Словом, Агнос, материализм не объясняет, а расстраивает меня в желании понять знание, мораль и этику. Не объяснив этих важных областей моего опыта, материализм, как я считаю, уступает теизму.
Важность истории
В беседе мы дошли до критического поворотного пункта, Агнос. С этого момента наш аргумент меняется в характере. До этого доказательства выводились путем заключения; в дальнейшем наши утверждения будут более прямого характера. В этом исследовании вся остальная дискуссия посвящена тому, чтобы изложить аргумент в пользу существования христианского Бога с точки зрения истории или откровения.

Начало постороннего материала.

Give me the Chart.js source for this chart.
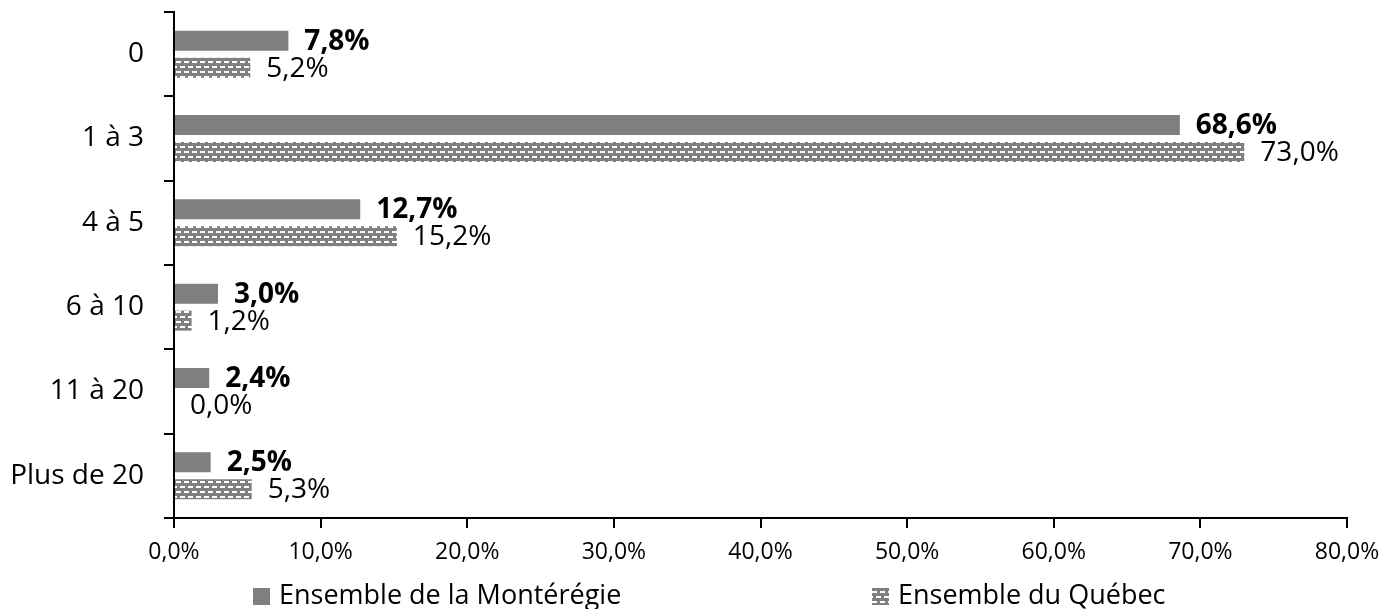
<!DOCTYPE html>
<html lang="fr">
<head>
<meta charset="utf-8">
<title>Ensemble de la Montérégie / Ensemble du Québec</title>
<script src="https://cdn.jsdelivr.net/npm/chart.js@4/dist/chart.umd.min.js"></script>
<style>
    html, body { margin: 0; padding: 0; background: #fff; }
    #wrap { width: 1384px; height: 609px; position: relative; }
</style>
</head>
<body>
<div id="wrap"><canvas id="chart" width="1384" height="609"></canvas></div>
<script>
// ─── données ───
const categories   = ['0', '1 à 3', '4 à 5', '6 à 10', '11 à 20', 'Plus de 20'];
const seriesNames  = ['Ensemble de la Montérégie', 'Ensemble du Québec'];
const monteregie   = [7.8, 68.6, 12.7, 3.0, 2.4, 2.5];
const quebec       = [5.2, 73.0, 15.2, 1.2, 0.0, 5.3];
const xTickValues  = [0, 10, 20, 30, 40, 50, 60, 70, 80];

const GREY = '#7f7f7f';
const FONT = "'Open Sans', 'DejaVu Sans', sans-serif";

// format français : 12,7%
const pct = v => v.toFixed(1).replace('.', ',') + '%';

// motif gris avec tirets blancs (série Québec)
function makePattern() {
    const c = document.createElement('canvas');
    c.width = 8; c.height = 10;
    const g = c.getContext('2d');
    g.fillStyle = GREY;
    g.fillRect(0, 0, 8, 10);
    g.fillStyle = '#fff';
    g.fillRect(0, 1, 5, 2);
    g.fillRect(4, 6, 4, 2);
    g.fillRect(0, 6, 1, 2);
    return g.createPattern(c, 'repeat');
}
const pattern = makePattern();

// étiquettes de valeur au bout des barres
const valueLabels = {
    id: 'valueLabels',
    afterDatasetsDraw(chart) {
        const ctx = chart.ctx;
        ctx.save();
        ctx.textAlign = 'left';
        ctx.textBaseline = 'middle';
        ctx.fillStyle = '#000';
        chart.data.datasets.forEach((ds, i) => {
            const meta = chart.getDatasetMeta(i);
            ctx.font = (i === 0 ? 'bold ' : '') + '28px ' + FONT;
            meta.data.forEach((el, j) => {
                ctx.fillText(pct(ds.data[j]), el.x + 16, el.y + 1);
            });
        });
        ctx.restore();
    }
};

// légende à la manière d'Excel (items très espacés)
const wideLegend = {
    id: 'wideLegend',
    afterDraw(chart, args, opts) {
        const ctx = chart.ctx;
        ctx.save();
        ctx.font = '27px ' + FONT;
        ctx.textBaseline = 'middle';
        chart.data.datasets.forEach((ds, i) => {
            const x = opts.xs[i];
            ctx.fillStyle = ds.backgroundColor;
            ctx.fillRect(x, opts.y - 8, 17, 17);
            ctx.fillStyle = '#000';
            ctx.fillText(ds.label, x + 26, opts.y);
        });
        ctx.restore();
    }
};

const ctx = document.getElementById('chart').getContext('2d');
new Chart(ctx, {
    type: 'bar',
    data: {
        labels: categories,
        datasets: [
            { label: seriesNames[0], data: monteregie, backgroundColor: GREY },
            { label: seriesNames[1], data: quebec, backgroundColor: pattern },
        ],
    },
    options: {
        indexAxis: 'y',
        responsive: false,
        animation: false,
        events: [],
        categoryPercentage: 0.64,
        barPercentage: 0.74,
        layout: { padding: { top: 12, right: 37, bottom: 41, left: 0 } },
        plugins: {
            legend: { display: false },
            tooltip: { enabled: false },
            wideLegend: { xs: [253, 872], y: 596 },
        },
        scales: {
            x: {
                min: 0,
                max: 80,
                afterBuildTicks: s => { s.ticks = xTickValues.map(v => ({ value: v })); },
                afterFit: s => { s.height = 50; s.paddingLeft = 0; s.paddingRight = 0; },
                grid: { drawOnChartArea: false, drawTicks: true, tickLength: 10, color: '#000', lineWidth: 2 },
                border: { display: true, color: '#000', width: 2 },
                ticks: { color: '#000', padding: 11, font: { family: FONT, size: 23 }, callback: v => pct(v), maxRotation: 0 },
            },
            y: {
                offset: true,
                afterFit: s => { s.width = 174; s.paddingTop = 0; s.paddingBottom = 0; },
                grid: { offset: true, drawOnChartArea: false, drawTicks: true, tickLength: 10, color: '#000', lineWidth: 2 },
                border: { display: true, color: '#000', width: 2 },
                ticks: { color: '#000', padding: 20, font: { family: FONT, size: 28 } },
            },
        },
    },
    plugins: [valueLabels, wideLegend],
});
</script>
</body>
</html>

Прежде чем погрузиться в историю, стоит остановиться и спросить: что мы до сих пор доказали? Каким бы оказался человек, если бы мы остановились тут же и дальше в рассуждении не пошли? Что касается меня лично, то я был бы теистом, но я должен признать, что доказательства пока еще не весьма убедительны. Благодаря понятиям зависимости, замысла и сути человеческой природы, ,мне казалось бы, что по сравнению с материализмом теизм все-таки является лучшей гипотезой. Но я не говорил бы всей правды, если бы утверждал, что до сих пор я полностью доволен объяснением. Я нахожу некоторые недостатки в "естественной теологии", т. е. в попытке доказать существование Бога, ссылаясь только на природу, но не на откровение.